As a single woman, I often find myself wishing I had a man around to help with various issues. Most recently, I have wished I had a husband around to handle a bully that has cropped up in my life. Daddy taught us girls to defend ourselves against threats to our physical safety and security, but how do I handle someone who isn’t directly threatening my well-being? Maybe a husband would know how to handle it better. Maybe the bully wouldn’t be quite so anxious to try to intimidate another man, or maybe I would feel less vulnerable and intimidated. I suppose what I desire most, is to have someone by my side whose strengths compliment mine. My weakness in the face of a bully might be made up for by a man who is better at handling conflict.

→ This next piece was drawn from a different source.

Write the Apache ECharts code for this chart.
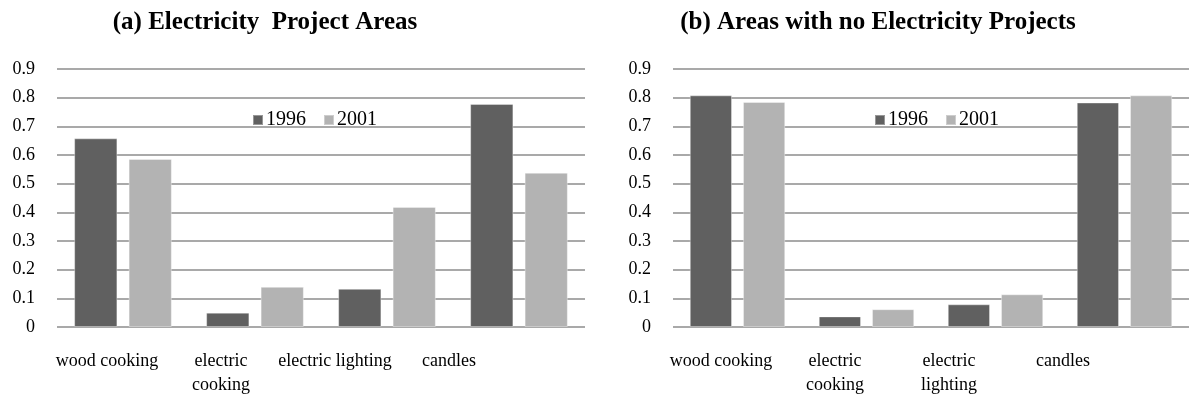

I never set out to have an enemy. I don’t like conflict or confrontation, and I generally try to mind my own affairs. But for a year, now, I have been dealing with a situation where another party has essentially made me his enemy. I don’t like having an enemy. It makes me want to keep my friends close, and my Glock closer. I was reflecting on the situation this week and found myself asking, “Where is God in all of this?” I realized that He must be in it somewhere, but I was not allowing Him to work on me in this situation. My desire in the situation was focused on human rules and law, not on what God has called me to do. I realized that I had not given the situation over to prayer as I ought to have. I found myself wishing I had a husband, but what good would that be if God were not on my side?

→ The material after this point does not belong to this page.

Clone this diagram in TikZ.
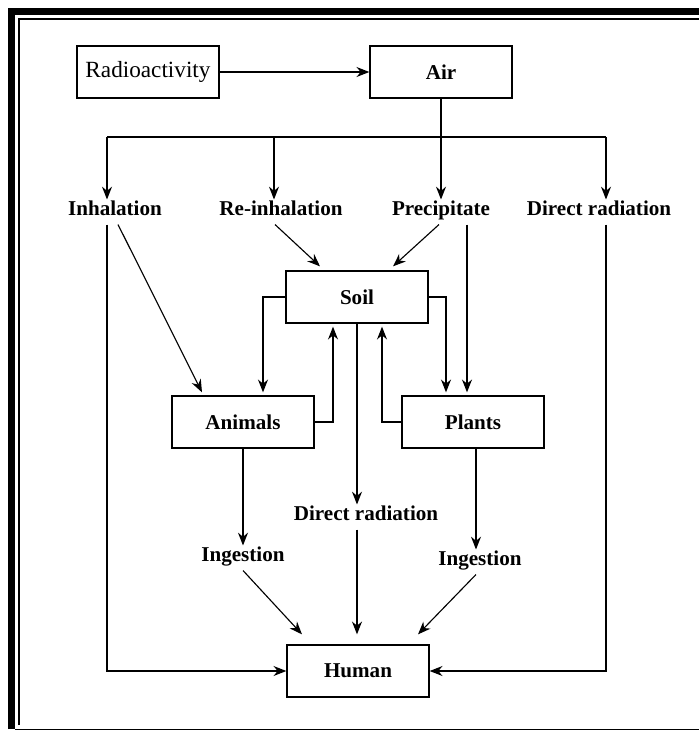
\documentclass[tikz,border=0pt]{standalone}
\usepackage{fontspec}
\setmainfont{Liberation Serif}
\usepackage{tikz}
\usetikzlibrary{positioning,arrows.meta,calc}

\begin{document}
\begin{tikzpicture}[x=0.025cm,y=-0.025cm,>={Stealth[length=3.2mm,width=2.5mm]},
  box/.style={draw,line width=1.5pt,minimum width=3.53cm,minimum height=1.28cm,inner sep=0pt,font=\bfseries\fontsize{15}{18}\selectfont},
  lab/.style={inner sep=4pt,text height=0.7em,text depth=0.2em,font=\bfseries\fontsize{15}{18}\selectfont},
  every path/.style={line width=0.8pt}]
\useasboundingbox (0,0) rectangle (699,731);
% frame
\draw[line width=0.175cm] (11.5,729) -- (11.5,11.5) -- (699,11.5);
\draw[line width=0.9pt] (19,725) -- (19,19) -- (699,19);
\draw[line width=0.9pt] (15,729.5) -- (699,729.5);
% boxes
\node[box,font=\fontsize{16.5}{19}\selectfont] (radio) at (148,72) {Radioactivity};
\node[box] (air) at (441,72) {Air};
\node[box] (soil) at (357,297) {Soil};
\node[box] (animals) at (243,422) {Animals};
\node[box] (plants) at (473,422) {Plants};
\node[box] (human) at (358,671) {Human};
% labels
\node[lab] (inh) at (115,212) {Inhalation};
\node[lab] (reinh) at (281,212) {Re-inhalation};
\node[lab] (precip) at (441,212) {Precipitate};
\node[lab] (dirtop) at (599,212) {Direct radiation};
\node[lab] (raddir) at (366,517) {Direct radiation};
\node[lab] (ingl) at (243,558) {Ingestion};
\node[lab] (ingr) at (480,562) {Ingestion};
\coordinate (bl) at (107,137);
\coordinate (bm) at (274,137);
\coordinate (br) at (606,137);
% air
\draw[->] (radio) -- (air);
\draw[->] (air) -- (precip);
\draw (bl) -- (br);
\draw[->] (bl) -- (bl |- inh.north);
\draw[->] (bm) -- (bm |- reinh.north);
\draw[->] (br) -- (br |- dirtop.north);
% to soil, animals, plants
\draw[->] ($(inh.south)+(3,0)$) -- ($(animals.north)+(-41,-3)$);
\draw[->] ($(reinh.south)+(-6,0)$) -- ($(soil.north)+(-37,-4)$);
\draw[->] ($(precip.south)+(-2,0)$) -- ($(soil.north)+(36,-4)$);
\draw[->] ($(precip.south)+(26,0)$) -- ($(plants.north)+(-6,-3)$);
\draw[->] (soil.west) -| ($(animals.north)+(20,-3)$);
\draw[->] (animals.east) -| ($(soil.south)+(-24,3)$);
\draw[->] (soil.east) -| ($(plants.north)+(-27,-3)$);
\draw[->] (plants.west) -| ($(soil.south)+(25,3)$);
% to human
\draw[->] (soil.south) -- (soil.south |- raddir.north);
\draw[->] (soil.south |- raddir.south) -- ($(soil.south |- human.north)+(0,-10)$);
\draw[->] (animals) -- (ingl);
\draw[->] ($(plants.south)+(3,0)$) -- ($(plants.south |- ingr.north)+(3,0)$);
\draw[->] (ingl.south) -- ($(human.north)+(-56,-10)$);
\draw[->] ($(ingr.south)+(-4,0)$) -- ($(human.north)+(60,-10)$);
\draw[->] (bl |- inh.south) |- (human.west);
\draw[->] (br |- dirtop.south) |- (human.east);
\end{tikzpicture}
\end{document}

“You have heard that it was said, ‘You shall love your neighbor and hate your enemy.’ But I say to you, Love your enemies and pray for those who persecute you, so that you may be sons of your Father who is in heaven. For he makes his sun rise on the evil and on the good, and sends rain on the just and on the unjust.”

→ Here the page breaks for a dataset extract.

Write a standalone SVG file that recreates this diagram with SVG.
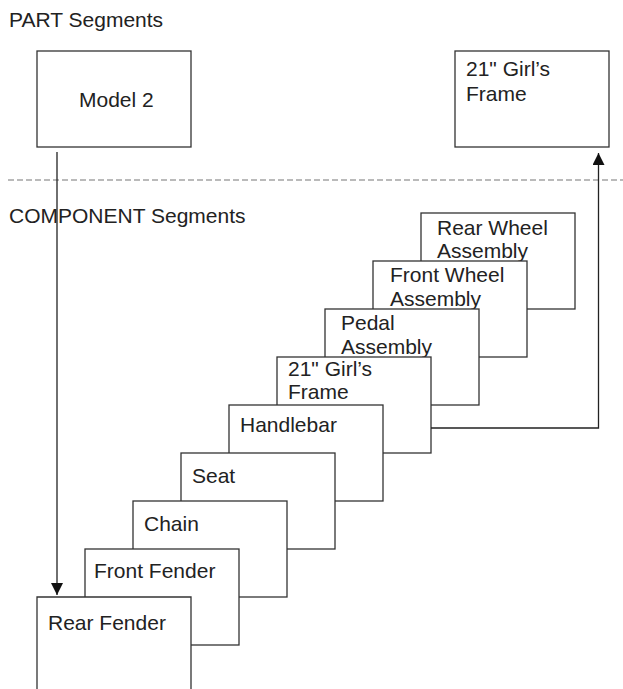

If I believe that God is in control of all things, I need to live in a way that demonstrates it. That means I can’t compartmentalize my life and treat one area as though God is not a part of it. So, I am praying about this situation, now. Jesus tells us to love our enemies and pray for those who persecute us. It seems like it must be the most difficult thing God asks of us. He is telling me that I need to put my enemy on my prayer list. (It can’t be a coincidence that this week I was introduced to the existence of prayer apps and got the free app PrayerMate for my Kindle.) Prayer is in order: prayer for the people involved, prayer for the situation to be resolved, and prayer that God will use this for His glory and our maturity.
When your enemy is close to home, there doesn’t seem to be a refuge. But then, I haven’t made God my refuge in this situation. It’s been a rough week, and for a lot of reasons, it was already a stressful time for my sister and me. Yet I know that with everything else going on, God would not give us more than we could handle. I think what He may be giving us is a reminder that we need to let Him help us handle it. One of my shortcomings is that I don’t like to ask for help. I am sure it has a lot to do with how my Daddy raised me. He taught me to be self-reliant, and for the most part, that isn’t a bad thing. But today, we realized that we should have sought help from friends sooner. And long before that, we should have been seeking God’s help.
There are so many small troubles that I take to God each day, knowing that nothing is too small for His notice. Yet, in this problem I kept going back to human authorities and didn’t seek God’s intervention. It was wrong of me, and it is no wonder that my mind is such turmoil. I would like to say that I have learned my lesson, but I know myself well and fear this mistake will be repeated. All that I can do for now is make a course correction.
Rejoice in the Lord always; again I will say, Rejoice. Let your reasonableness be known to everyone. The Lord is at hand; do no be anxious about anything, but in everything by prayer and supplication with thanksgiving let your requests be made known to God. And the peace of God, which surpasses all understanding, will guard your hearts and your minds in Christ Jesus.
So, even as I try to shirk confrontation and avoid conflict, I know that I need to be willing to let God work in me through this situation. God has a purpose in placing this enemy in my life. Already, I have seen a blessing: God has shown me that there are people in my life who are willing to stand with me. Ultimately, God is telling me that, though He has not given me a husband, He has provided me with brothers in Christ. I am not alone, and I need to lean into God and trust Him to work in this. I need to give Him this problem and let Him lead me. As He does, I need to be sure that I release the anxiety and worry and accept in its place His perfect peace.